> _What is required_
Your answer should be a single number: the count of lines containing "that".

- - - - - - -

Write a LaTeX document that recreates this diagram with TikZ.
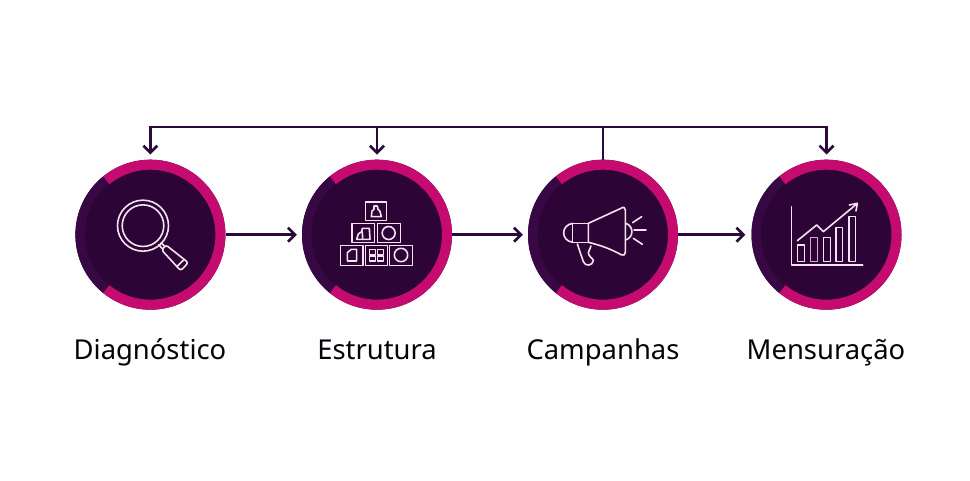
\documentclass[tikz,border=0pt]{standalone}
\usepackage{fontspec}
\setmainfont{Noto Sans}
\usetikzlibrary{arrows.meta}
\definecolor{ink}{HTML}{2A0A3A}
\definecolor{core}{HTML}{2C0436}
\definecolor{rim}{HTML}{380845}
\definecolor{magent}{HTML}{C50A70}
\definecolor{icon}{HTML}{F6E3F2}
\tikzset{
  stepdisc/.style={circle,fill=rim,draw=none,minimum size=150pt,inner sep=0pt},
  steptext/.style={font=\fontsize{27.4}{32}\selectfont,text=black!85!ink,anchor=base},
  conn/.style={draw=ink,line width=2.5pt,line join=miter},
  arr/.style={conn,-{Straight Barb[length=7pt,width=14pt,line width=2.6pt]}},
  ico/.style={draw=icon,line width=1.6pt,line join=round,line cap=round,fill=none},
  zoomed/.style={x=0.33333pt,y=-0.33333pt}
}
\begin{document}
\begin{tikzpicture}[x=1pt,y=-1pt]
\useasboundingbox (0,0) rectangle (970,480);
\fill[white!99.5!black] (0,0) rectangle (970,480);
% discs
\node[stepdisc] (c1) at (150.4,234.7) {};
\node[stepdisc] (c2) at (377,234.7) {};
\node[stepdisc] (c3) at (603,234.7) {};
\node[stepdisc] (c4) at (826.5,234.7) {};
% connectors
\coordinate (t1) at (150.4,127);
\coordinate (t2) at (377,127);
\coordinate (t3) at (603,127);
\coordinate (t4) at (826.5,127);
\draw[arr,shorten >=5pt] (c1) -- (c2);
\draw[arr,shorten >=5pt] (c2) -- (c3);
\draw[arr,shorten >=6pt] (c3) -- (c4);
\draw[conn] (c3) -- (t3);
\draw[arr,shorten >=5pt] (t3) -| (c1);
\draw[arr,shorten >=5pt] (t3) -| (c4);
\draw[arr,shorten >=5pt] (t2) -- (c2);
% disc fronts over connector starts
\foreach \cx in {150.4,377,603,826.5}{
  \begin{scope}[shift={(\cx,234.7)},y=1pt]
    \fill[rim] (129:75) arc[start angle=129,end angle=231,radius=75pt] -- (231:65) arc[start angle=231,end angle=129,radius=65pt] -- cycle;
    \fill[core] (0,0) circle[radius=65.5pt];
    \draw[magent,line width=10pt] (129:70) arc[start angle=129,end angle=-129,radius=70pt];
  \end{scope}
}
% magnifier
\begin{scope}[shift={(60,110)},zoomed]
  \draw[ico] (249,347) circle[radius=25.5pt];
  \draw[ico] (249,347) circle[radius=20.8pt];
  \draw[ico] (303,399) -- (314,408);
  \draw[ico] (296,404) -- (307,416);
  \draw[ico,rounded corners=2.5pt] (318,405) -- (385,458) -- (362,482) -- (305,420) -- cycle;
  \draw[ico] (372,449) -- (350,470);
\end{scope}
% blocks
\begin{scope}[shift={(290,110)},zoomed]
  \draw[ico] (226,276) rectangle (290,331);
  \draw[ico] (186,340) rectangle (253,398);
  \draw[ico] (262,340) rectangle (331,398);
  \draw[ico] (152,406) rectangle (219,466);
  \draw[ico] (226,406) rectangle (293,466);
  \draw[ico] (299,406) rectangle (367,466);
  \draw[ico] (296,369) circle[radius=6.5pt];
  \draw[ico] (333,435) circle[radius=6.7pt];
  \draw[ico] (244,320) -- (246,303) -- (252,298) -- (252,288) -- (262,288) -- (264,298) -- (270,304) -- (274,320) -- cycle;
  \draw[ico] (200,388) -- (205,372) -- (215,365) -- (217,355) -- (238,355) -- (240,388) -- cycle;
  \draw[ico] (217,365) -- (218,388);
  \draw[ico] (172,428) -- (184,418) -- (200,418) -- (200,453) -- (172,453) -- cycle;
  \draw[ico] (238,418) rectangle (256,433);
  \draw[ico] (263,418) rectangle (280,433);
  \draw[ico] (238,438) rectangle (256,453);
  \draw[ico] (263,438) rectangle (280,453);
\end{scope}
% megaphone
\begin{scope}[shift={(520,110)},zoomed]
  \draw[ico] (205,340) -- (303,295) .. controls (310,290) and (316,292) .. (316,300) -- (316,427) .. controls (316,435) and (310,438) .. (303,434) .. controls (275,418) and (240,405) .. (205,397) -- cycle;
  \draw[ico] (158,340) rectangle (205,397);
  \draw[ico] (158,340) .. controls (122,345) and (122,392) .. (158,397);
  \draw[ico] (317,340) .. controls (342,348) and (342,382) .. (317,390);
  \draw[ico] (172,402) -- (190,455) .. controls (195,470) and (218,468) .. (220,452) .. controls (220,445) and (205,440) .. (205,428) -- (213,408);
  \draw[ico] (338,338) -- (365,320);
  \draw[ico] (342,360) -- (378,360);
  \draw[ico] (340,385) -- (367,403);
\end{scope}
% chart
\begin{scope}[shift={(740,110)},zoomed]
  \draw[ico] (154,290) -- (154,465) -- (368,465);
  \draw[ico] (173,405) rectangle (194,455);
  \draw[ico,draw=icon!70!magent] (212,382) rectangle (233,455);
  \draw[ico] (251,382) rectangle (272,455);
  \draw[ico] (288,352) rectangle (307,455);
  \draw[ico] (327,320) rectangle (346,455);
  \draw[ico] (172,392) -- (230,345) -- (250,365) -- (350,282);
  \draw[ico] (328,285) -- (352,280) -- (348,303);
\end{scope}
% labels
\node[steptext] (l1) at (150,359) {Diagnóstico};
\node[steptext] (l2) at (377,359) {Estrutura};
\node[steptext] (l3) at (603,359) {Campanhas};
\node[steptext] (l4) at (826,359) {Mensuração};
\end{tikzpicture}
\end{document}
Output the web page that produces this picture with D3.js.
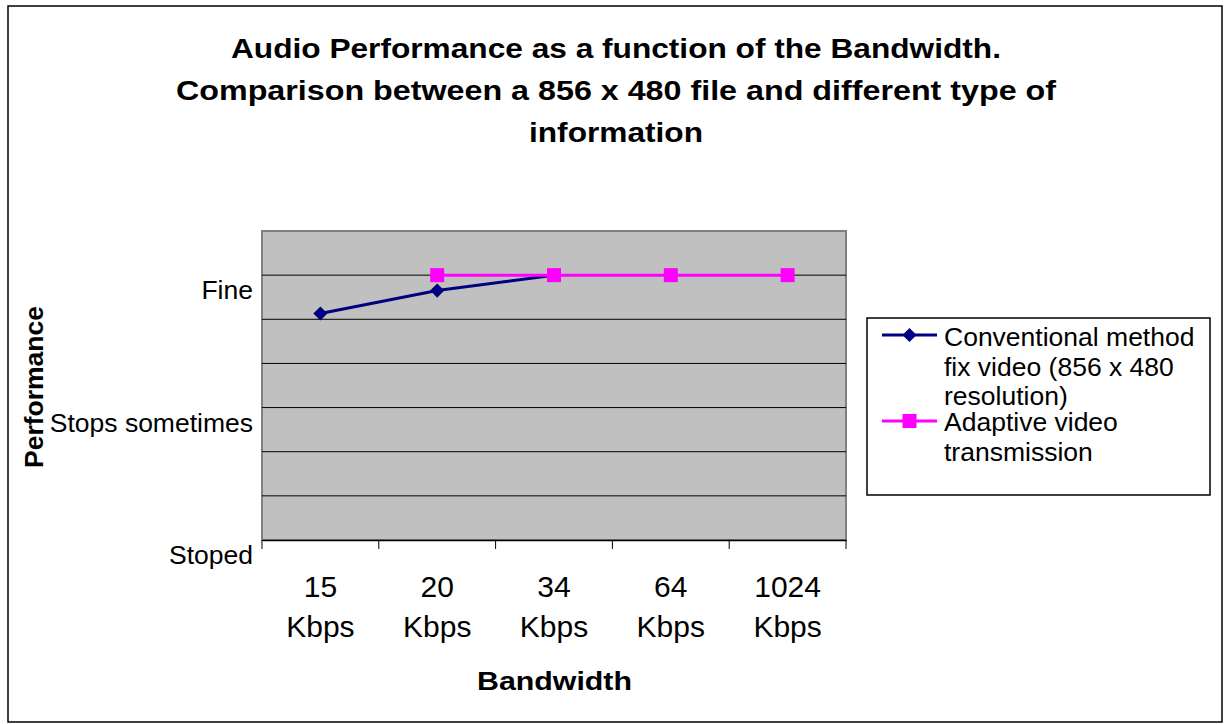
<!DOCTYPE html>
<html>
<head>
<meta charset="utf-8">
<script src="https://cdn.jsdelivr.net/npm/d3@7"></script>
<style>
  html, body { margin: 0; padding: 0; background: #fff; }
  svg { display: block; font-family: "Liberation Sans", Arial, sans-serif; }
</style>
</head>
<body>
<svg id="chart" width="1225" height="724"></svg>
<script>
// Bandwidth categories along the x axis (two-line labels)
const categories = ["15 Kbps", "20 Kbps", "34 Kbps", "64 Kbps", "1024 Kbps"];
// Performance level per category (0 = Stoped, 3 = Stops sometimes, 6 = Fine)
const conventional = [5.13, 5.65, 6, null, null];
const adaptive = [null, 6, 6, 6, 6];
// Qualitative labels on the value axis
const yTickValues = [0, 3, 6];
const yTickLabels = ["Stoped", "Stops sometimes", "Fine"];
const titleLines = [
  "Audio Performance as a function of the Bandwidth.",
  "Comparison between a 856 x 480 file and different type of",
  "information"
];
const titleWidths = [770, 880, 174];
const seriesNames = [
  ["Conventional method", "fix video (856 x 480", "resolution)"],
  ["Adaptive video", "transmission"]
];

const svg = d3.select("#chart");

// outer chart frame
svg.append("rect")
  .attr("x", 8).attr("y", 6).attr("width", 1214).attr("height", 716)
  .attr("fill", "#fff").attr("stroke", "#000").attr("stroke-width", 1.5);

const plot = { left: 262, right: 846, top: 231, bottom: 540 };

const x = d3.scaleBand().domain(categories).range([plot.left, plot.right]);
const y = d3.scaleLinear().domain([0, 7]).range([plot.bottom, plot.top]);

// plot area background
svg.append("rect")
  .attr("x", plot.left).attr("y", plot.top)
  .attr("width", plot.right - plot.left).attr("height", plot.bottom - plot.top)
  .attr("fill", "#c0c0c0").attr("stroke", "#808080").attr("stroke-width", 2);

// horizontal gridlines
svg.append("g")
  .selectAll("line")
  .data(d3.range(1, 7))
  .join("line")
  .attr("x1", plot.left).attr("x2", plot.right)
  .attr("y1", d => y(d)).attr("y2", d => y(d))
  .attr("stroke", "#000").attr("stroke-width", 1);

// category axis
const xAxis = d3.axisBottom(x).tickSize(0).tickFormat("");
const gx = svg.append("g").attr("transform", `translate(0,${plot.bottom})`).call(xAxis);
gx.select(".domain").attr("stroke", "#000").attr("stroke-width", 1.5);
// tick marks at band boundaries
gx.selectAll(".bound")
  .data(d3.range(categories.length + 1))
  .join("line")
  .attr("class", "bound")
  .attr("x1", i => plot.left + i * x.step()).attr("x2", i => plot.left + i * x.step())
  .attr("y1", 0).attr("y2", 9)
  .attr("stroke", "#000").attr("stroke-width", 1);

// category labels (value on first line, unit on second)
const xl = svg.append("g").attr("font-size", 30).attr("text-anchor", "middle").attr("fill", "#000");
categories.forEach(c => {
  const [num, unit] = c.split(" ");
  const cxv = x(c) + x.bandwidth() / 2;
  const t = xl.append("text").attr("x", cxv).attr("y", 597);
  t.append("tspan").attr("x", cxv).text(num);
  t.append("tspan").attr("x", cxv).attr("dy", 40).text(unit);
});

// value axis labels
svg.append("g")
  .selectAll("text")
  .data(yTickValues)
  .join("text")
  .attr("x", 253)
  .attr("y", d => y(d) + 24)
  .attr("text-anchor", "end")
  .attr("font-size", 26.5)
  .text((d, i) => yTickLabels[i]);

// title
svg.append("g")
  .selectAll("text")
  .data(titleLines)
  .join("text")
  .attr("x", 616)
  .attr("y", (d, i) => 58 + i * 42)
  .attr("text-anchor", "middle")
  .attr("font-size", 28)
  .attr("font-weight", "bold")
  .attr("textLength", (d, i) => titleWidths[i])
  .attr("lengthAdjust", "spacingAndGlyphs")
  .text(d => d);

// axis titles
svg.append("text")
  .attr("x", 554.5).attr("y", 690)
  .attr("text-anchor", "middle")
  .attr("font-size", 26.5).attr("font-weight", "bold")
  .attr("textLength", 155).attr("lengthAdjust", "spacingAndGlyphs")
  .text("Bandwidth");

svg.append("text")
  .attr("transform", "translate(43,387) rotate(-90)")
  .attr("text-anchor", "middle")
  .attr("font-size", 26.5).attr("font-weight", "bold")
  .text("Performance");

const cx = (d, i) => x(categories[i]) + x.bandwidth() / 2;
const line = d3.line()
  .defined(d => d !== null)
  .x((d, i) => cx(d, i))
  .y(d => y(d));

const diamondPath = d3.symbol().type(d3.symbolSquare).size(100)();

// conventional series
svg.append("path").datum(conventional)
  .attr("d", line).attr("fill", "none")
  .attr("stroke", "#000080").attr("stroke-width", 3);
svg.append("g").selectAll("path")
  .data(conventional.map((v, i) => ({ v, i })).filter(d => d.v !== null))
  .join("path")
  .attr("d", diamondPath)
  .attr("transform", d => `translate(${cx(d.v, d.i)},${y(d.v)}) rotate(45)`)
  .attr("fill", "#000080");

// adaptive series
svg.append("path").datum(adaptive)
  .attr("d", line).attr("fill", "none")
  .attr("stroke", "#ff00ff").attr("stroke-width", 3);
svg.append("g").selectAll("rect")
  .data(adaptive.map((v, i) => ({ v, i })).filter(d => d.v !== null))
  .join("rect")
  .attr("x", d => cx(d.v, d.i) - 7).attr("y", d => y(d.v) - 7)
  .attr("width", 14).attr("height", 14)
  .attr("fill", "#ff00ff");

// legend
const lg = svg.append("g");
lg.append("rect")
  .attr("x", 867).attr("y", 318).attr("width", 343).attr("height", 177)
  .attr("fill", "#fff").attr("stroke", "#000").attr("stroke-width", 1.5);
const legendItems = [
  { color: "#000080", marker: "diamond", ys: 335, lines: seriesNames[0], base: 346 },
  { color: "#ff00ff", marker: "square", ys: 421, lines: seriesNames[1], base: 431 }
];
legendItems.forEach(it => {
  lg.append("line")
    .attr("x1", 882).attr("x2", 937).attr("y1", it.ys).attr("y2", it.ys)
    .attr("stroke", it.color).attr("stroke-width", 3);
  if (it.marker === "diamond") {
    lg.append("path")
      .attr("d", diamondPath)
      .attr("transform", `translate(909.5,${it.ys}) rotate(45)`)
      .attr("fill", it.color);
  } else {
    lg.append("rect")
      .attr("x", 902.5).attr("y", it.ys - 7).attr("width", 14).attr("height", 14)
      .attr("fill", it.color);
  }
  const t = lg.append("text").attr("font-size", 26.5);
  it.lines.forEach((s, k) => {
    t.append("tspan").attr("x", 944).attr("y", it.base + k * 29.5).text(s);
  });
});
</script>
</body>
</html>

- - - - - - -

> _Final result_
2